Till then I see what's really always there:

  • The speaker knows day will come, eventually. But, until it does, there's still plenty of time to stare into the abyss.
  • In the pre-dawn dark, the speaker can "see" the truth, "what's really […] there." Can you guess what he sees? It probably isn't ponies and puppies. Our speaker seems more like a glass-half-empty kind of guy.
  • You might have noticed there is some rhyming happening here. The "light" at the end of line 3 rhymes with the "night" at the end of line 1. This rhyme makes a strong connection between those two words. They sound very similar. They even look similar. It's kind of interesting when we consider the fact that "night" and "light" are, in a sense, opposites (since night is… well, dark). Could Larkin be trying to tell us something? Stay tuned (and check out "Form and Meter" for more on rhyme in this poem).

Lines 5-7

Unresting death, a whole day nearer now,
Making all thought impossible but how
And where and when I shall myself die.

  • Well, it's just as we suspected. The thing our speaker knows is always out there, the thing he can see even in the dark, is the granddaddy of all dark and negative things: death.
  • Death is always there. It is "unresting." The guy in the robes and hood with the curved-blade thingy never takes a break. 
  • And what's even worse, the speaker knows that each time he wakes and begins a new day, death gets closer. A sunrise doesn't represent rebirth or a new beginning for this guy. It represents his methodical march toward death. Again, major bummer.
  • With the knowledge of his death looming, thinking of anything else becomes impossible. All the speaker can think about are the circumstances of his death, which keeps getting closer and closer.

Lines 8-10

Arid interrogation: yet the dread
Of dying, and being dead,
Flashes afresh to hold and horrify.

  • The questions the speaker asks himself about the where and when of his death are not new.
  • They are "arid" (old, dried out) questions that the speaker has asked himself again and again. But still, the "dread" he feels when considering these questions (What will the act of dying be like? What is it to be dead?) is fresh and newly "horrifying" each time he asks them.
  • See, Shmoop told you this one was about death. If you still don't believe, check out line 9. It's a little shorter than the others. It has three less syllables. There are only 5 words in the line and 2 of them are about death.

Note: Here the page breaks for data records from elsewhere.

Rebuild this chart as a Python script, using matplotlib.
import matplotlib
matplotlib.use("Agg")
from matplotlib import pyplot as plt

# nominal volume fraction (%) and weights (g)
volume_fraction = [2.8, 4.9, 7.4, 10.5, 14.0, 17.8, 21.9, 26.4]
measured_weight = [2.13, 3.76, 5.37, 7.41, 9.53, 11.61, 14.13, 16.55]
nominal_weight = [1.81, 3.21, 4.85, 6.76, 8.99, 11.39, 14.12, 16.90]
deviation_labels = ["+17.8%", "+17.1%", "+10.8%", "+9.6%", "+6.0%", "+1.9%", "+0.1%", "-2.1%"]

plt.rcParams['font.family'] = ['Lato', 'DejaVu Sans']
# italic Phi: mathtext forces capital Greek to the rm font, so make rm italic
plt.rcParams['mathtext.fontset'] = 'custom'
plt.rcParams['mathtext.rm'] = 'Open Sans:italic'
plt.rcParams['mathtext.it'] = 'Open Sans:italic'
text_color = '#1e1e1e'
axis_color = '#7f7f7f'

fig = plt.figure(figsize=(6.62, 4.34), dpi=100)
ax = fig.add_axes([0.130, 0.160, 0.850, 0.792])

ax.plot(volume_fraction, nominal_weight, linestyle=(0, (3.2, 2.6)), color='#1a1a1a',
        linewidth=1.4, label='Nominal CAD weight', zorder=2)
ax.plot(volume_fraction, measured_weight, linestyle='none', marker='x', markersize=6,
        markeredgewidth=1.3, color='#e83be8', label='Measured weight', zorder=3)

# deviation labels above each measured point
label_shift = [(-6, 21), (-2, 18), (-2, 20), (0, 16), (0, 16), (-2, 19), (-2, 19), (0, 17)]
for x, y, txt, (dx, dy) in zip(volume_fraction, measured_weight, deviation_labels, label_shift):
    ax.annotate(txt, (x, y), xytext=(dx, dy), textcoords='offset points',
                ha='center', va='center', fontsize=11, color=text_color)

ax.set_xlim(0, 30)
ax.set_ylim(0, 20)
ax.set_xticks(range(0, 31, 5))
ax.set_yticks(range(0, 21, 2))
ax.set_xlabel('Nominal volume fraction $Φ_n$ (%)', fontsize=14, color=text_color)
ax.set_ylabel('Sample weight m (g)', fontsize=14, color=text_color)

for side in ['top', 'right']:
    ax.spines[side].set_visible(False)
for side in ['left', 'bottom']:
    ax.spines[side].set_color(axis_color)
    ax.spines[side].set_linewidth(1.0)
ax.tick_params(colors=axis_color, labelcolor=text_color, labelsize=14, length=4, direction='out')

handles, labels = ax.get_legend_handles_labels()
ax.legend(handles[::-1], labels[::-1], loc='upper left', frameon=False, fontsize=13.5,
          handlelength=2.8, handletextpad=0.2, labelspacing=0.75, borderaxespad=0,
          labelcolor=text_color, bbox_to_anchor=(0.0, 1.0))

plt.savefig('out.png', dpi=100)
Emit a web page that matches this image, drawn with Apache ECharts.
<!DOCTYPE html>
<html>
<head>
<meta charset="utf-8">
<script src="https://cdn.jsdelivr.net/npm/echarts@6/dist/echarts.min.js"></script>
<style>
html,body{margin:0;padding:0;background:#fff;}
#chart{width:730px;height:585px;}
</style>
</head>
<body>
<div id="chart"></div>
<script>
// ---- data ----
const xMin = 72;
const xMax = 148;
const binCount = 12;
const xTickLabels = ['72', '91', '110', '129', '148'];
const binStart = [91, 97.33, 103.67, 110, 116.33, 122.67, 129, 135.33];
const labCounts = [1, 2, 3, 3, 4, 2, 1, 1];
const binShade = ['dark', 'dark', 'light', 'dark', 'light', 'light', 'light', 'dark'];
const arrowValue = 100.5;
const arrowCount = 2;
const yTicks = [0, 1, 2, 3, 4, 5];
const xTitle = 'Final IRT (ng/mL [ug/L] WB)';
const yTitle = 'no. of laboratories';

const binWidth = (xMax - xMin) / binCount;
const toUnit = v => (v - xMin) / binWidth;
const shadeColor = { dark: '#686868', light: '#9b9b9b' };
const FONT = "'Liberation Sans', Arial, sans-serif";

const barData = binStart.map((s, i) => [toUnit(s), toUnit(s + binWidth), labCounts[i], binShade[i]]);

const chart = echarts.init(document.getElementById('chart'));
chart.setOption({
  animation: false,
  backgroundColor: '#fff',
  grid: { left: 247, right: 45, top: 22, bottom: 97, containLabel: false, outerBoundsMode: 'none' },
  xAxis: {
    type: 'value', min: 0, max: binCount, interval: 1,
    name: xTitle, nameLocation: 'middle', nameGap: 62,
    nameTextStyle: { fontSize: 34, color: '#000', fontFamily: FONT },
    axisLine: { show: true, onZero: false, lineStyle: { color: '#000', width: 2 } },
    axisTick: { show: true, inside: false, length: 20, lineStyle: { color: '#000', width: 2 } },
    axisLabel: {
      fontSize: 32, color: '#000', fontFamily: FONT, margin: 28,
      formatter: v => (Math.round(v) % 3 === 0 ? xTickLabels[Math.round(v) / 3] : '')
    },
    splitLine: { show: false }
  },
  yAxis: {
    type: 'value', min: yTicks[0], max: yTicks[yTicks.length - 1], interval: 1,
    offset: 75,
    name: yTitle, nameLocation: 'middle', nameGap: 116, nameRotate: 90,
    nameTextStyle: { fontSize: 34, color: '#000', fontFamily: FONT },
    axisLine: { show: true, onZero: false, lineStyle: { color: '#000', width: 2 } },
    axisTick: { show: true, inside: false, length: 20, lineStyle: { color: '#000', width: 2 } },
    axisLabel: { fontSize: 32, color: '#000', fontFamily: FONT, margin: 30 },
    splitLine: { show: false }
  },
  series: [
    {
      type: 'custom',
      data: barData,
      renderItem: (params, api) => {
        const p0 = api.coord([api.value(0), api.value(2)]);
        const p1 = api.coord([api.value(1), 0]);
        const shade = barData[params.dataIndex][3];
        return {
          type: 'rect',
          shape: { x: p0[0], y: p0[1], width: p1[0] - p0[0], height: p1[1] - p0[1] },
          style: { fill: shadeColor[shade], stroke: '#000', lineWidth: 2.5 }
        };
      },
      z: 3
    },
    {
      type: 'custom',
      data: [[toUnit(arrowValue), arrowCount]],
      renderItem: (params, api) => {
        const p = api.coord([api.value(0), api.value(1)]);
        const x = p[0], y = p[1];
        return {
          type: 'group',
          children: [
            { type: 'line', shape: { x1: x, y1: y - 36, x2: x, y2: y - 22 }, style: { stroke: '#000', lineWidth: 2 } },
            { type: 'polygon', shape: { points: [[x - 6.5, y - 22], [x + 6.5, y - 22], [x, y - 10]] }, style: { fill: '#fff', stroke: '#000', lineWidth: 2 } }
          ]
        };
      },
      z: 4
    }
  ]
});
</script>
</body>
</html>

Clearly, Larkin wants this line to stand out. He wants the death in this line "hold and horrify" the reader just like it does the speaker.
  • Arriving at the end of stanza one, you may have noticed two things: firstly, you have likely slipped into a dismal funk, and there are still four more stanzas to go. (Spoiler alert: things aren't going to get any brighter.)
  • The second thing you might have noticed is that there's a pattern to the rhyming end words.
  • In fact, the poem follows a strict rhyme scheme. The end words in each stanza rhyme in an ABABCCDEED pattern, where each letter represents a particular end rhyme.
  • If you weren't already too depressed to care, you might have also noticed a consistent rhythm in the poem, too. In addition to the rhyme scheme, most of the lines follow another pattern. They are written in iambic pentameter. (If that form doesn't ring any bells, go check out "Form and Meter" to get the skinny.)
  • The rhyme scheme and meter give the poem a feeling of certainty: a sense that we know what's coming next. This feeling of certainty comes from the patterns of rhymed words and stressed/unstressed syllables. That's form working, y'all. It might be subtle, but your ear starts to expect a stressed syllable after an unstressed syllable and anticipate the end rhymes.
  • When you think about it, the feeling of certainty created by the poem's form makes sense. It mirrors the poem's content.
  • Larkin is talking about the certainty of death—our speaker knows for sure that death is out there in the darkness and is getting closer and closer with each passing day. The inevitability, the certainty, of death is everywhere in this one, even in the sounds and rhythms.